On April 6, 2010, two wholly-owned subsidiaries of Multimedia Games, Inc. (the “Company”), MGAM Systems, Inc., a Delaware corporation, and MegaBingo, Inc., a Delaware corporation (together, the “Subsidiaries”), entered into the Fourth Amendment to Credit Agreement, dated as of such date, with Comerica Bank, in its capacity as agent (the “Amendment”), which amended the Credit Agreement, dated as of April 27, 2007, by and among the Subsidiaries, certain financial institutions and Comerica Bank, as agent for such financial institutions, as amended by (1) that certain letter amendment, dated as of June 6, 2007, by and among the Subsidiaries, such financial institutions and Comerica Bank, (2) the Amendment to Credit Agreement, dated as of October 26, 2007, by and among the Subsidiaries and Comerica Bank, (3) the Second Amendment to Credit Agreement, dated as of December 20, 2007, by and among the Subsidiaries and Comerica Bank and (4) the Third Amendment to Credit Agreement, dated as of July 22, 2009, by and among the Subsidiaries and Comerica Bank (as amended, the “Credit Agreement”). The Amendment amends the Credit Agreement by, among other things, (i) removing the requirement to maintain a minimum consolidated EBITDA; (ii) amending the consolidated total leverage ratio to a ratio of not greater than 1.50 to 1.00; (iii) reducing the total borrowing capacity of the Credit Agreement by reducing the revolving commitment of the credit facility from $65 million to $45 million; and (iv) amending the definition of Consolidated EBITDA to include any extraordinary, unusual or non-cash non-recurring expenses or losses (including, whether or not otherwise includable as a separate item in the statement of Consolidated Net Income for such period, losses on sales of assets outside the ordinary course of business) of up to $10 million, commencing June 30, 2010. The new definition of Consolidated EBITDA removes certain specific add-backs that were previously included in the definition of Consolidated EBITDA as previously defined in the Credit Agreement (as reflected in the Amendment and referred to herein as “Adjusted EBITDA”).
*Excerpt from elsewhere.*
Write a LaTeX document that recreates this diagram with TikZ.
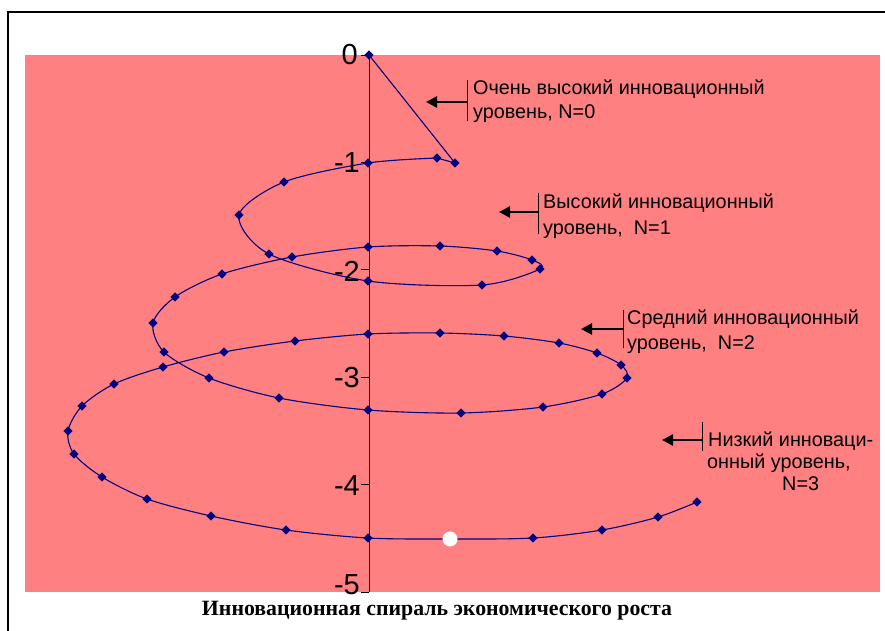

As a result of the modification to the definition of Consolidated EBITDA pursuant to the Amendment, the Company will calculate Adjusted EBITDA differently than in prior public disclosures and earnings releases.
In its earnings releases, the Company uses the non-GAAP measure of EBITDA, which represents earnings before interest, taxes, depreciation, amortization, and accretion of contract rights, and Adjusted EBITDA, which represents the calculation of Consolidated EBITDA, as provided in the Credit Agreement. The revised calculation of “Adjusted EBITDA,” which will go in effect June 30, 2010, will be reported alongside the historical calculation of EBITDA. Adjusted EBITDA will be presented and reconciled to EBITDA and Net Income/Loss. Adjusted EBITDA will continue to be the basis for which compliance with a number of covenants will be determined, including certain ratios. In connection with the Amendment, the Company paid a onetime fee of 27.5 basis points of the $90 million borrowing capacity as well as other customary fees associated with the Amendment. The credit facilities under the Credit Agreement, as amended by the Amendment, are fully syndicated.
The foregoing description of the Amendment does not purport to be complete and is qualified in its entirety by reference to the full text of the Amendment which is filed as Exhibit 10.1 to this Current Report on Form 8-K and incorporated into this report by reference.